▶ What needs to be done
Return the lines exactly as they stand, from the first of the material through the line containing "const total = values.reduce((a, b)".

▶ Records for the exercise
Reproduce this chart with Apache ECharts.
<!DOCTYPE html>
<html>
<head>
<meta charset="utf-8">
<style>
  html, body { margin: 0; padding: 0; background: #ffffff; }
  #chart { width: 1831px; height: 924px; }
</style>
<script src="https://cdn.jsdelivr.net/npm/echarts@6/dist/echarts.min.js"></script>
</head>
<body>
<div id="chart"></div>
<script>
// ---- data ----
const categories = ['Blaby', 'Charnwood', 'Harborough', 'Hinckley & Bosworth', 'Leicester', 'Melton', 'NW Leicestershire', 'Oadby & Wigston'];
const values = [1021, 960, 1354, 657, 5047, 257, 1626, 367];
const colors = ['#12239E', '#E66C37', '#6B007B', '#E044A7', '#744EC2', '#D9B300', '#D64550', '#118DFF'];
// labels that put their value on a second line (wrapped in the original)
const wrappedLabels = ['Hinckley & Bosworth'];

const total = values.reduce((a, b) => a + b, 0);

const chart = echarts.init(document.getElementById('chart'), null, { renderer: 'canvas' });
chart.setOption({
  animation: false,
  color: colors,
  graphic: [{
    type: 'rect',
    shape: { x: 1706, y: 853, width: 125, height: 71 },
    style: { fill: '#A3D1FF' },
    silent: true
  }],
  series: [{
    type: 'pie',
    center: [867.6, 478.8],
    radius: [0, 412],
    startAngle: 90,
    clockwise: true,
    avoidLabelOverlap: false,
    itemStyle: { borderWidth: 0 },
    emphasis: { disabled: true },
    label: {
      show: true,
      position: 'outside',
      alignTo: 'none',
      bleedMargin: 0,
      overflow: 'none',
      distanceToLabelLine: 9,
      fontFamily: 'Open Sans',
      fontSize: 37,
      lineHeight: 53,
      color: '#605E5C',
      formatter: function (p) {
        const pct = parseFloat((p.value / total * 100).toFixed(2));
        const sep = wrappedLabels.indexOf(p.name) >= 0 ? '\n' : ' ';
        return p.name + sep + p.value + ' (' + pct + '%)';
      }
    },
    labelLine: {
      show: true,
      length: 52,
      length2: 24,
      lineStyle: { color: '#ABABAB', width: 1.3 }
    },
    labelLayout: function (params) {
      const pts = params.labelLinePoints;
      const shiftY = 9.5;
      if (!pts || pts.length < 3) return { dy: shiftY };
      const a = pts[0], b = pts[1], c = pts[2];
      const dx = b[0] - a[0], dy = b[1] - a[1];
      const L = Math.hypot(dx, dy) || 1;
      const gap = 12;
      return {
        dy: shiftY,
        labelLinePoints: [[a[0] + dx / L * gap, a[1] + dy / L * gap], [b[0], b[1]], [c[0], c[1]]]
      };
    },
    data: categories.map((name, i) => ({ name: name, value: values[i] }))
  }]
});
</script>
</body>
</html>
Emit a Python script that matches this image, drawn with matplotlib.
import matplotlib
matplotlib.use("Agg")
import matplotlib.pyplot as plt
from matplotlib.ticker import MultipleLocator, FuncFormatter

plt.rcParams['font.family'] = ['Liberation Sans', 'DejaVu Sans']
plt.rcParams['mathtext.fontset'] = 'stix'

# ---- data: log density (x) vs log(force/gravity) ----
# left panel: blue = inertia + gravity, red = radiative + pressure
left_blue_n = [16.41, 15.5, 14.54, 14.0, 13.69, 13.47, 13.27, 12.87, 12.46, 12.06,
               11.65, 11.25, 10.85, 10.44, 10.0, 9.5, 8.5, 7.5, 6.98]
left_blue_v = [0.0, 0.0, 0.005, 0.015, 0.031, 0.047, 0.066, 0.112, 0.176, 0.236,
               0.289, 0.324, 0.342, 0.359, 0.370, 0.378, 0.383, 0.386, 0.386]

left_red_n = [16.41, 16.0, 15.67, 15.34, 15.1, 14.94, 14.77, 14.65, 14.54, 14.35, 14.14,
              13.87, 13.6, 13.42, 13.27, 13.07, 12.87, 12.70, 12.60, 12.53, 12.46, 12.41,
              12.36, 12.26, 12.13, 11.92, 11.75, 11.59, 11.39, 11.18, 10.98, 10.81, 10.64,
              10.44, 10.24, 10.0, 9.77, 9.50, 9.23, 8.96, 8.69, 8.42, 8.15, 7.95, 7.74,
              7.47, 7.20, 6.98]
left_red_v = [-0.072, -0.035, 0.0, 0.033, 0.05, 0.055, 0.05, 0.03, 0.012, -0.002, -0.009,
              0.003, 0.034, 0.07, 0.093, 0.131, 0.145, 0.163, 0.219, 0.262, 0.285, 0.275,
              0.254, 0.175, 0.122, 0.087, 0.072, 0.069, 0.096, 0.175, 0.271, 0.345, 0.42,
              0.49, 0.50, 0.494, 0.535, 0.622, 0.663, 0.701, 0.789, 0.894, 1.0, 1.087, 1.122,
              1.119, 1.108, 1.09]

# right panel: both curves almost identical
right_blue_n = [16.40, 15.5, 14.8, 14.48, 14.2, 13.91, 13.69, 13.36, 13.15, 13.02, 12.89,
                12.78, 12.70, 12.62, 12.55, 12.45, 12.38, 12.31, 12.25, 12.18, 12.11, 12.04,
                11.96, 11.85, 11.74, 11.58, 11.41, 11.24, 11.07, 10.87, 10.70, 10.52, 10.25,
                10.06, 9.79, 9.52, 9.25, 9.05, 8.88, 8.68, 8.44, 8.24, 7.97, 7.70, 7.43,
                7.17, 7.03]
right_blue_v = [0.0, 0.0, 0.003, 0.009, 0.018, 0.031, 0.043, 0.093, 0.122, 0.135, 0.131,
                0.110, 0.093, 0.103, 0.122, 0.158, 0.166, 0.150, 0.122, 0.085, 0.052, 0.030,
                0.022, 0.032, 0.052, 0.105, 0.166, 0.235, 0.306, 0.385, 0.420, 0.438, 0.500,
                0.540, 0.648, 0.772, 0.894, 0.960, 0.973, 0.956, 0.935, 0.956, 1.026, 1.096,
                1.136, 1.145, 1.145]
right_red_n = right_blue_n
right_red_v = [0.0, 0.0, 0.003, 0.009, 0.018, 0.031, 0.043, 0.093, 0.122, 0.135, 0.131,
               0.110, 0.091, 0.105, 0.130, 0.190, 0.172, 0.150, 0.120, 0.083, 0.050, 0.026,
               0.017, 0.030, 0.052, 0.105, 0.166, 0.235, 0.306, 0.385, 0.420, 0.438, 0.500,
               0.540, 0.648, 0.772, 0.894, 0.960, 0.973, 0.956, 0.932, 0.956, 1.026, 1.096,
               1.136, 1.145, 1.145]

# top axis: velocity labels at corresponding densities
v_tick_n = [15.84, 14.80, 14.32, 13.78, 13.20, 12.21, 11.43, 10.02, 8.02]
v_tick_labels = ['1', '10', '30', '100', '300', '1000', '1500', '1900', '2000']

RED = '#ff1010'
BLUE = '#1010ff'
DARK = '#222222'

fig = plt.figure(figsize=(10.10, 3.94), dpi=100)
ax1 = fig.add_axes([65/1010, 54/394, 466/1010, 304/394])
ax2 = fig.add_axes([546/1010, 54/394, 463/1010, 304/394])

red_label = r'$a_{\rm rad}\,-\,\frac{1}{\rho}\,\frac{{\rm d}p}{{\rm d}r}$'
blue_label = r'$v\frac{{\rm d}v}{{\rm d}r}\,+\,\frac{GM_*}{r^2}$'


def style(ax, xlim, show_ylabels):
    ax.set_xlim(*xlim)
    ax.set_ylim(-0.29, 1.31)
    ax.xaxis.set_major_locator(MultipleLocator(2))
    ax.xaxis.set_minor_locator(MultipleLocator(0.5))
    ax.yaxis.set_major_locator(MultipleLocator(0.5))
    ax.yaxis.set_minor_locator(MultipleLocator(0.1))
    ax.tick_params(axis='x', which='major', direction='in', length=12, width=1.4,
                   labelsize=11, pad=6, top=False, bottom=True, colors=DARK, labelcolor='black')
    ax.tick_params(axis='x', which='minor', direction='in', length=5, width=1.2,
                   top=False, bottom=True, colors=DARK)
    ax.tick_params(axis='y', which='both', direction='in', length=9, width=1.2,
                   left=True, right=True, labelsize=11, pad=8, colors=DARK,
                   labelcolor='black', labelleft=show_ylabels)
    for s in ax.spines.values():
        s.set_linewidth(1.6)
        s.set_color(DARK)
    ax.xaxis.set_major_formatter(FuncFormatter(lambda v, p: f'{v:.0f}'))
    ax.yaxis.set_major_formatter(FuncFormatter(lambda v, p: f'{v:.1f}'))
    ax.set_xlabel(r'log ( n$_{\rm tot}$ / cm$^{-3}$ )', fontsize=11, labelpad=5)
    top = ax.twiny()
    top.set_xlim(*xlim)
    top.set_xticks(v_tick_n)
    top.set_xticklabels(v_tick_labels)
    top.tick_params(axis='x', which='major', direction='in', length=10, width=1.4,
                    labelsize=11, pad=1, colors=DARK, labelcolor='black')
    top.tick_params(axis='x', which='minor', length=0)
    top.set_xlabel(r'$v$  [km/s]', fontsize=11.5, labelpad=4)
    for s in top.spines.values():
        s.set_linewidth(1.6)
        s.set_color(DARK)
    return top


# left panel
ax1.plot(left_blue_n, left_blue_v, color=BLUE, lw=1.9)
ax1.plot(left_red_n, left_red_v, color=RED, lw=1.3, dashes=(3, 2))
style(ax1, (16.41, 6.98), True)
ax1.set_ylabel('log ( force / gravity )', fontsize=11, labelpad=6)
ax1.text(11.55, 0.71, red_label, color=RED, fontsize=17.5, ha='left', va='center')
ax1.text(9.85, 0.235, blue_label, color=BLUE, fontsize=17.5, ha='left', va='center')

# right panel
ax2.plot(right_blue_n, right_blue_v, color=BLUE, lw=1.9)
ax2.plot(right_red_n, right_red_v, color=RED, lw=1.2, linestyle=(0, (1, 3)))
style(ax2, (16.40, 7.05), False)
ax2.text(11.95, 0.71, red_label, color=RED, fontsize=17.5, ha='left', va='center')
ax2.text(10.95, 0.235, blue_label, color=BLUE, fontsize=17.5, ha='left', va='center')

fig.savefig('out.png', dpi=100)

▶ Result of this task
Reproduce this chart with Apache ECharts.
<!DOCTYPE html>
<html>
<head>
<meta charset="utf-8">
<style>
  html, body { margin: 0; padding: 0; background: #ffffff; }
  #chart { width: 1831px; height: 924px; }
</style>
<script src="https://cdn.jsdelivr.net/npm/echarts@6/dist/echarts.min.js"></script>
</head>
<body>
<div id="chart"></div>
<script>
// ---- data ----
const categories = ['Blaby', 'Charnwood', 'Harborough', 'Hinckley & Bosworth', 'Leicester', 'Melton', 'NW Leicestershire', 'Oadby & Wigston'];
const values = [1021, 960, 1354, 657, 5047, 257, 1626, 367];
const colors = ['#12239E', '#E66C37', '#6B007B', '#E044A7', '#744EC2', '#D9B300', '#D64550', '#118DFF'];
// labels that put their value on a second line (wrapped in the original)
const wrappedLabels = ['Hinckley & Bosworth'];

const total = values.reduce((a, b) => a + b, 0);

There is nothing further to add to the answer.